The Associated Press estimated a crowd of approximately 500,000 and “a Metro official said that more than a million rail trips were taken Saturday, the second-highest day in its history after Barack Obama’s first inauguration in 2009,” according to The New York Times, so it’s not surprising that we ran across no familiar faces, including the other women from Kern Road, whom I expect will log reports on their experiences for next week’s post.
The two of us will not soon forget the massive, jostling, but very orderly crowds, Saturday’s overcrowded Metro, our restroom run back to the hotel (because the mobs obscured any view of the temporary facilities), the fact that we could find no place but our hotel to eat after the march.
We will not soon forget the passion of speakers Gloria Steinem, Michael Moore, Ashley Judd, and many more. We will not soon forget the young family we met making signs in our hotel Friday night as they prepared to march with their disabled daughter on behalf of all those with disabilities. We will not soon forget those in wheelchairs and strollers, using knee rollers and walkers, pushing baby carriages and grocery carts.
We will not soon forget the silver-haired Japanese woman we talked to as we left Union Station Sunday afternoon. She told us that, at her age, she did not expect to be marching again for the rights of the marginalized, something she’s been doing since the 60s. The Japanese are not prone to confrontation, she told us, but they have marched for two causes over the years: this one and against nuclear war.
We will not soon forget the women, men, and children who gathered from all across the country, who spent time and money to assemble peacefully on behalf of “justice and equity for all.” They marched for many reasons as illustrated by the array of signs they carried: to stop white silence, to manage global warming, to unite against hate, to promise we will never go back, to announce love always wins, to declare themselves proud to be Muslims, to assert that our grandkids need a stable climate, to affirm that Black lives matter, to proclaim that our daughters are still watching, to acknowledge that we’re glad you’re our neighbor, to suggest we make diversity great again, to remind us that when others go low we go high.
We will not soon forget the compassionate marchers who assisted us as we climbed through a thick hedge when we needed to escape the masses, the immediate attention others gave the woman who dropped to the ground as we were passing, the accommodation offered those walking the opposite direction of the majority, the easy conversations we struck up with sister/brother participants in restaurants and on the Metro. For whatever reason any of us chose to participate, it seemed we felt a solidarity with this enormous throng of fellow Americans.

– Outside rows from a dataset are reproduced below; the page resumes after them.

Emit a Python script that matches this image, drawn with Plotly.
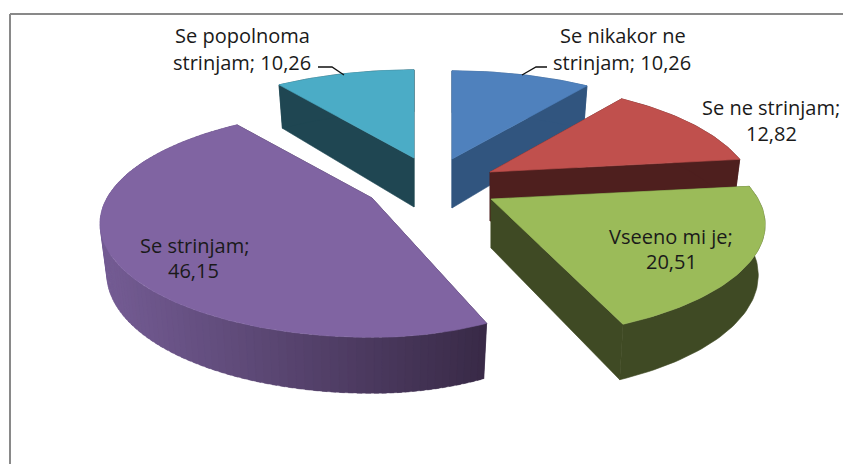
import math
import plotly.graph_objects as go

categories = ["Se nikakor ne strinjam", "Se ne strinjam", "Vseeno mi je", "Se strinjam", "Se popolnoma strinjam"]
values = [10.26, 12.82, 20.51, 46.15, 10.26]
value_labels = ["10,26", "12,82", "20,51", "46,15", "10,26"]

# style / layout of the perspective pie
top_colors = ["#4f81bd", "#c0504d", "#9bbb59", "#8064a2", "#4bacc6"]
wall_colors = ["#31557f", "#4e1f1e", "#3f4a24", None, "#1f4652"]
exploded_hubs = [(452, 159), (490, 172), (491, 199), (372, 198), (414, 158)]
right_stretch = [1.0, 0.975, 1.008, 0.875, 1.0]
draw_order = [4, 0, 1, 3, 2]
RX, RY, PERSP = 265, 108, 0.225
FONT = "Open Sans"
FSIZE = 20

label_lines = [
    [("Se nikakor ne", 623, 35), ("strinjam; 10,26", 622, 62)],
    [("Se ne strinjam;", 771, 107), ("12,82", 771, 133)],
    [("Vseeno mi je;", 671, 236), ("20,51", 671, 261)],
    [("Se strinjam;", 194, 245), ("46,15", 193, 270)],
    [("Se popolnoma", 242, 35), ("strinjam; 10,26", 242, 62)],
]

fig = go.Figure()


def project(i, ang, bottom=False, r=1.0):
    hub = exploded_hubs[i]
    u, v = r * math.sin(ang), r * math.cos(ang)
    w = 1 + PERSP * v
    x, y = RX * u / w, -RY * v / w
    if u > 0:
        x *= right_stretch[i]
    if bottom:
        return hub[0] + x * 0.975, hub[1] + y + 49 - 7 * v
    return hub[0] + x, hub[1] + y


def poly(points, color, lw=0.6):
    fig.add_trace(go.Scatter(
        x=[p[0] for p in points] + [points[0][0]],
        y=[p[1] for p in points] + [points[0][1]],
        mode="lines", fill="toself", fillcolor=color,
        line=dict(color=color, width=lw),
        hoverinfo="skip", showlegend=False,
    ))


def mix(a, b, t):
    return "rgb(%d,%d,%d)" % tuple(round(a[i] + (b[i] - a[i]) * t) for i in range(3))


total = sum(values)
starts = []
acc = 0.0
for val in values:
    starts.append(acc)
    acc += val

for i in draw_order:
    a0 = starts[i] / total * 2 * math.pi
    a1 = (starts[i] + values[i]) / total * 2 * math.pi
    hub = exploded_hubs[i]
    n = max(30, int(values[i] * 3))
    angs = [a0 + (a1 - a0) * k / n for k in range(n + 1)]
    wall = wall_colors[i]
    hub_bottom = project(i, 0, True, 0)
    for a in (a0, a1):
        poly([hub, project(i, a), project(i, a, True), hub_bottom], wall if wall else "#3a2b48")
    if wall:
        poly([project(i, a) for a in angs] + [project(i, a, True) for a in reversed(angs)], wall)
    else:
        # fine shading of the side wall, left (lighter) to right (darker)
        m = 110
        for k in range(m):
            p, q = a1 - (a1 - a0) * k / m, a1 - (a1 - a0) * (k + 1.6) / m
            q = max(q, a0)
            t = (project(i, p)[0] - 100) / 387
            c = mix((116, 92, 148), (56, 41, 70), min(1, max(0, t)))
            sub = [p + (q - p) * s / 3 for s in range(4)]
            poly([project(i, a) for a in sub] + [project(i, a, True) for a in reversed(sub)], c, 0.3)
    poly([hub] + [project(i, a) for a in angs], top_colors[i])

leaders = [[(318, 67), (332, 67), (344, 75)], [(522, 75), (536, 67), (547, 67)]]
for pts in leaders:
    fig.add_trace(go.Scatter(x=[p[0] for p in pts], y=[p[1] for p in pts], mode="lines",
                             line=dict(color="#111111", width=1.3), hoverinfo="skip", showlegend=False))

annotations = []
for lines in label_lines:
    for text, x, y in lines:
        annotations.append(dict(text=text, x=x, y=y, xref="x", yref="y", showarrow=False,
                                xanchor="center", yanchor="middle",
                                font=dict(family=FONT, size=FSIZE, color="#1a1a1a")))

fig.update_layout(
    width=843, height=464, margin=dict(l=0, r=0, t=0, b=0),
    paper_bgcolor="white", plot_bgcolor="white", showlegend=False,
    xaxis=dict(range=[0, 843], visible=False, fixedrange=True),
    yaxis=dict(range=[464, 0], visible=False, fixedrange=True),
    annotations=annotations,
    shapes=[
        dict(type="line", x0=10, x1=10, y0=14, y1=464, line=dict(color="#898989", width=2)),
        dict(type="line", x0=10, x1=843, y0=14, y1=14, line=dict(color="#898989", width=2)),
    ],
)
fig.write_html("out.html", config={"displayModeBar": False},
               post_script="document.body.style.margin='0';")
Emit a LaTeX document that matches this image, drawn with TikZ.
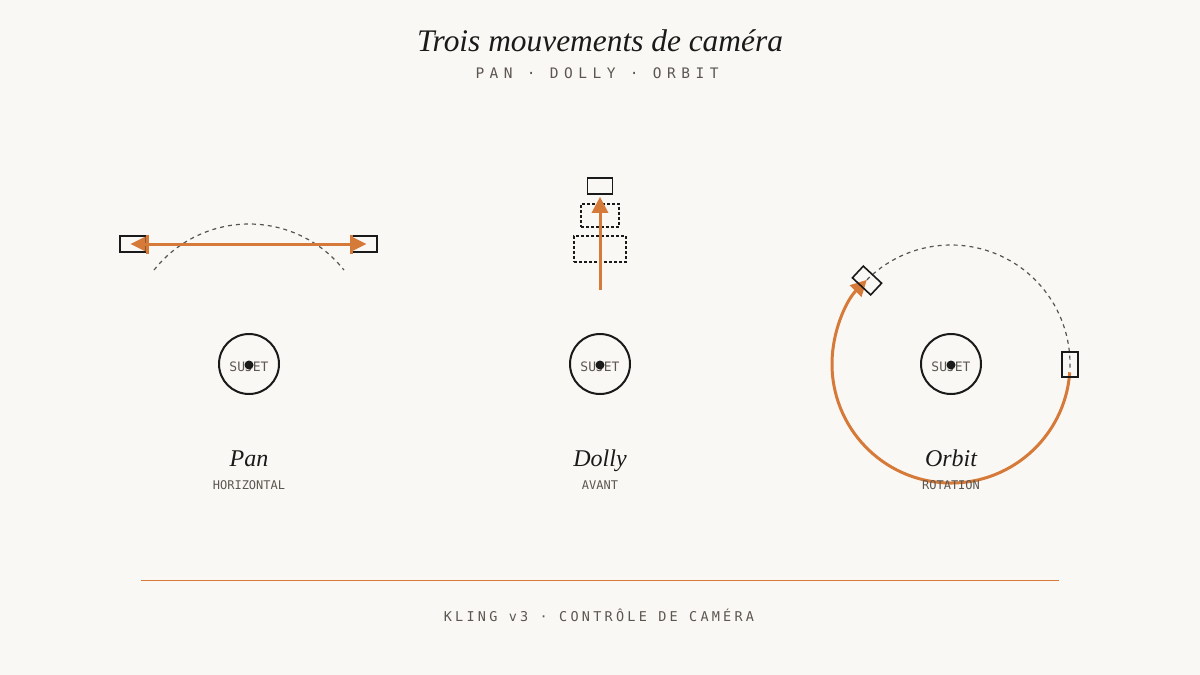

March co-founders Breanna Butler and Evvie Harmon called the response overwhelming, pointing out that the movement has become global as nearly 200 cities were signed on to participate in Saturday’s march. Here’s how the founders envisioned the march’s impact: “In the spirit of democracy and honoring the champions of human rights, dignity, and justice who have come before us, we join in diversity to show our presence in numbers too great to ignore. The Women’s March on Washington will send a bold message to our new administration on their first day in office, and to the world that women's rights are human rights. We stand together, recognizing that defending the most marginalized among us is defending all of us.
“We support the advocacy and resistance movements that reflect our multiple and intersecting identities. We call on all defenders of human rights to join us. This march is the first step towards unifying our communities, grounded in new relationships, to create change from the grassroots level up. We will not rest until women have parity and equity at all levels of leadership in society. We work peacefully while recognizing there is no true peace without justice and equity for all.”
As people of faith, how do we respond to these needs and concerns, Sojourners asks? “We respond the way Jesus did.” Check out this link for recommendations about not sitting out this one. The Mennonite published this opinion piece about why the author planned to participate in Saturday's event: “The Women’s March on Washington is a reclamation of voice. This unification of women is about creating solidarity: showing up and speaking up. We are marching because we have endured in silence for too long. We are marching because we cannot be complacent, instead, we must displace ourselves from comfort. We are marching because in the coming years, we must be the church: we must be present in suffering, we must be raw in our grief, and we must actively seek the upside-down kingdom,” says Hanna Heishman.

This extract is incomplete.